Copy all lines in which the word "diagram" can be found.

• [Data section]:
= = = = = = =

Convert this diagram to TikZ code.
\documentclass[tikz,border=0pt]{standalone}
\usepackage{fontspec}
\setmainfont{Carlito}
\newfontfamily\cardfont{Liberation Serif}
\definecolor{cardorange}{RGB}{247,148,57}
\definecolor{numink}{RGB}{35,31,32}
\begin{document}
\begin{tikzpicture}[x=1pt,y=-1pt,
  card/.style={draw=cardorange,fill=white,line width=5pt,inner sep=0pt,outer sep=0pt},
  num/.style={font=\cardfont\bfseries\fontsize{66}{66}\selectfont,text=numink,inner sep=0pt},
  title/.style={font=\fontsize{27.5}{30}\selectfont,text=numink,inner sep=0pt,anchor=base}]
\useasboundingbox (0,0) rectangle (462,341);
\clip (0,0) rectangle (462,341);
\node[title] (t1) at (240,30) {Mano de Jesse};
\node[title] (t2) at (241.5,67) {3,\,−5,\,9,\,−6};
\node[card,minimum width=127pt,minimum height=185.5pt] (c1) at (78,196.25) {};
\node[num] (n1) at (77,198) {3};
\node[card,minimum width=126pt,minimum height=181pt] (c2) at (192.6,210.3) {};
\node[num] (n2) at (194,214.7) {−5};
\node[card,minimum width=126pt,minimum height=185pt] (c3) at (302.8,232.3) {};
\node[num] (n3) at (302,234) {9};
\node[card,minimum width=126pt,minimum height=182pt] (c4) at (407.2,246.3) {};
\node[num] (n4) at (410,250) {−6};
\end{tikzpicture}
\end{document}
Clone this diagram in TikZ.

= = = = = = =

• [Answer to this exercise]:
Convert this diagram to TikZ code.
Clone this diagram in TikZ.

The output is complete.